Sie kämpfen in Roggenburg, das ist der erste Eindruck. Es ist auch viel verloren gegangen in den letzten Jahren und Jahrzehnten. 1989 die Zugehörigkeit zum Kanton Bern, als sich das Laufental dem Baselbiet anschloss und die Roggenburger auf die Barrikaden gingen. Schon vorher, Mitte der 1980er Jahre, verschwand der letzte Lebensmittelladen aus dem Dorf, vor zwei Jahren dann die eigene Post.

Ein Exot führt die Gemeinde

Eines sind die Roggenburger aber nicht gewillt preiszugeben: den inneren Zusammenhalt. Diese Woche ist Fasnacht, den Umzug die kurze Hauptstrasse hoch, verfolgen nur wenige Zuschauer, denn der Grossteil der Bewohner macht selber mit. Einer, der am Strassenrand steht, ist Gemeindepräsident Peter Hufschmid. Der 67-Jährige ist das, was man gemeinläufig als Exot versteht, doch dass er die Gemeinde leitet, sagt einiges über Roggenburg aus.
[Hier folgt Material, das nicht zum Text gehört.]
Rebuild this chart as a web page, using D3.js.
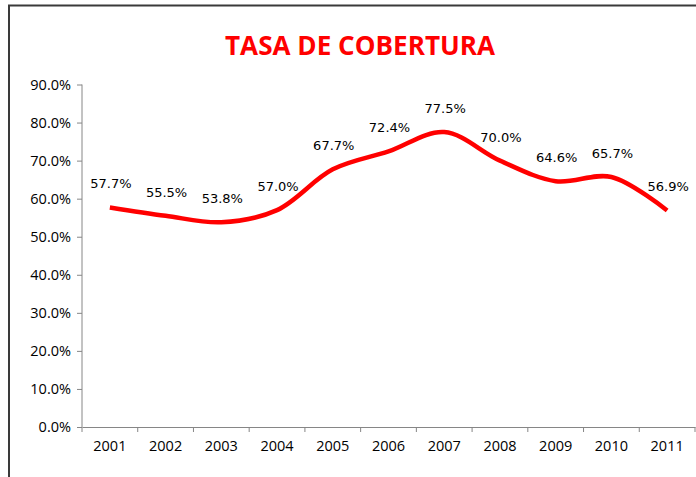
<!DOCTYPE html>
<html><head><meta charset="utf-8">
<script src="https://cdn.jsdelivr.net/npm/d3@7"></script>
<style>body{margin:0;background:#fff}svg{display:block}</style>
</head><body>
<script>
const years = ["2001","2002","2003","2004","2005","2006","2007","2008","2009","2010","2011"];
const values = [57.7,55.5,53.8,57.0,67.7,72.4,77.5,70.0,64.6,65.7,56.9];
const yTicks = [0,10,20,30,40,50,60,70,80,90];
const title = "TASA DE COBERTURA";

const W = 696, H = 477;
const svg = d3.select("body").append("svg").attr("width", W).attr("height", H);
svg.append("rect").attr("width", W).attr("height", H).attr("fill", "#fff");

// frame
svg.append("path").attr("d", "M9,490 V5.5 H710").attr("fill","none").attr("stroke","#3a3a3a").attr("stroke-width",2);

svg.append("text").attr("x", 360).attr("y", 55).attr("text-anchor","middle")
  .attr("font-family","'Open Sans', sans-serif").attr("font-weight","bold").attr("font-size",27)
  .attr("fill","#ff0000").attr("textLength",270).attr("lengthAdjust","spacingAndGlyphs").text(title);

const x = d3.scaleBand().domain(years).range([82, 695]);
const y = d3.scaleLinear().domain([0, 90]).range([427, 84.5]);

const gx = svg.append("g").attr("transform","translate(0,427)")
  .call(d3.axisBottom(x).tickSize(0).tickPadding(14));
gx.select(".domain").attr("stroke","#868686");
gx.selectAll("text").attr("font-family","'Open Sans', sans-serif").attr("font-size",14.5).attr("fill","#000");
// boundary ticks
const bounds = years.map(d => x(d)).concat([x.range()[1]]);
gx.selectAll("line.b").data(bounds).enter().append("line").attr("class","b")
  .attr("x1", d=>d).attr("x2", d=>d).attr("y1",0).attr("y2",5).attr("stroke","#868686");

const gy = svg.append("g").attr("transform","translate(82,0)")
  .call(d3.axisLeft(y).tickValues(yTicks).tickSize(5).tickPadding(6).tickFormat(d => d3.format(".1f")(d) + "%"));
gy.select(".domain").attr("stroke","#868686").attr("d","M0,84.5V427");
gy.selectAll(".tick line").attr("stroke","#868686");
gy.selectAll("text").attr("font-family","'Open Sans', sans-serif").attr("font-size",14.5).attr("fill","#000");

const line = d3.line().x((d,i) => x(years[i]) + x.bandwidth()/2).y(d => y(d)).curve(d3.curveCatmullRom.alpha(0.5));
svg.append("path").datum(values).attr("d", line).attr("fill","none").attr("stroke","#ff0000")
  .attr("stroke-width",4.5).attr("stroke-linejoin","round");

svg.selectAll("text.lbl").data(values).enter().append("text").attr("class","lbl")
  .attr("x",(d,i)=> x(years[i]) + x.bandwidth()/2 + 1).attr("y", d => y(d) - 19)
  .attr("text-anchor","middle").attr("font-family","'DejaVu Sans', sans-serif").attr("font-size",13)
  .attr("fill","#000").text(d => d3.format(".1f")(d) + "%");
</script>
</body></html>
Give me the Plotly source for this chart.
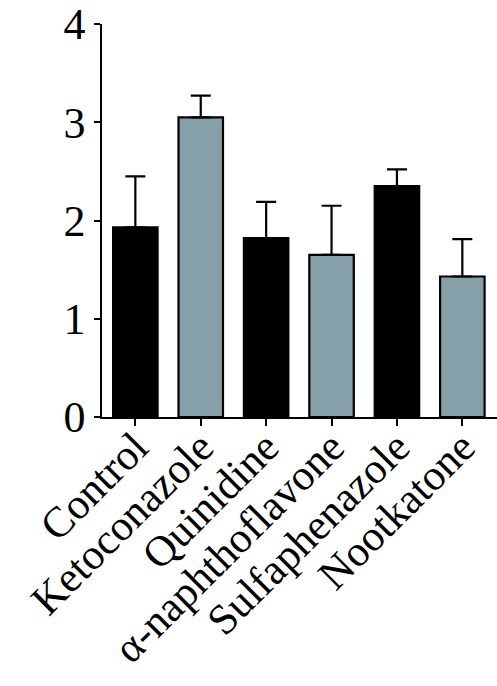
import plotly.graph_objects as go

categories = ["Control", "Ketoconazole", "Quinidine", "α-naphthoflavone", "Sulfaphenazole", "Nootkatone"]
means = [1.93, 3.05, 1.82, 1.65, 2.35, 1.43]
errors = [0.52, 0.22, 0.37, 0.50, 0.17, 0.38]
colors = ["#000000", "#86A0A9", "#000000", "#86A0A9", "#000000", "#86A0A9"]
y_ticks = [0, 1, 2, 3, 4]

FONT = "Liberation Serif, Times New Roman, serif"

fig = go.Figure()
fig.add_trace(go.Bar(
    x=list(range(len(categories))),
    y=means,
    width=0.68,
    marker=dict(color=colors, line=dict(color="black", width=2.2)),
    error_y=dict(type="data", array=errors, arrayminus=[0] * len(errors), symmetric=False,
                 color="black", thickness=2.2, width=10),
))

fig.update_layout(
    width=497, height=686,
    margin=dict(l=102, r=0, t=24, b=269),
    plot_bgcolor="white", paper_bgcolor="white",
    showlegend=False,
    font=dict(family=FONT, color="black"),
    xaxis=dict(
        range=[-0.51, 5.53], automargin=False,
        tickmode="array", tickvals=list(range(len(categories))), ticktext=categories,
        tickangle=-45, tickfont=dict(size=43, family=FONT, color="black"),
        ticklabeloverflow="allow", ticklabelstandoff=-21,
        showline=True, linecolor="black", linewidth=1.5,
        ticks="outside", ticklen=7, tickwidth=1.5, tickcolor="black",
        showgrid=False, zeroline=False,
    ),
    yaxis=dict(
        range=[0, 4], automargin=False,
        tickmode="array", tickvals=y_ticks,
        tickfont=dict(size=44, family=FONT, color="black"),
        ticklabeloverflow="allow",
        showline=True, linecolor="black", linewidth=1.5,
        ticks="outside", ticklen=6, tickwidth=1.5, tickcolor="black",
        showgrid=False, zeroline=False,
    ),
)

fig.write_html("out.html")
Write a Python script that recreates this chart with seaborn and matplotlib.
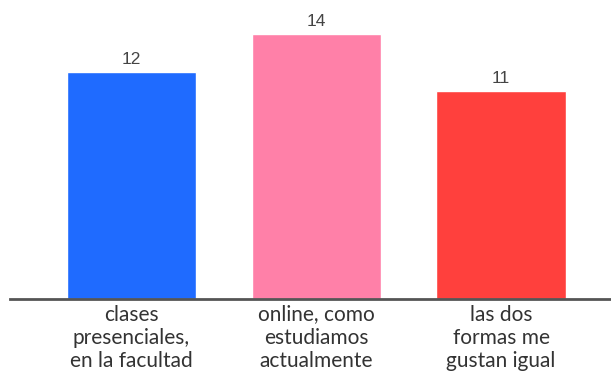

Gekommen ist der pensionierte Architekt vor zehn Jahren, zuvor hat er lange in Australien gelebt, aufgewachsen ist er in Basel. Er zog nach Roggenburg, weil er die Abgeschiedenheit suchte, er kam, um zu malen und schreiben, sagt er. «Und für lange Waldspaziergänge.» Für Aussteiger ist Roggenburg mit seinen starken inneren Kräften aber der falsche Ort. «Jeder engagiert sich im Dorf, man kann gar nicht anders.» Hufschmid half mit, wo sie ihn brauchten, und so führte eines zum nächsten, bald landete er in den Kommissionen und schliesslich im Gemeinderat. Seit einem halben Jahr steht er dem Dorf vor, und das ist auch so eine Geschichte.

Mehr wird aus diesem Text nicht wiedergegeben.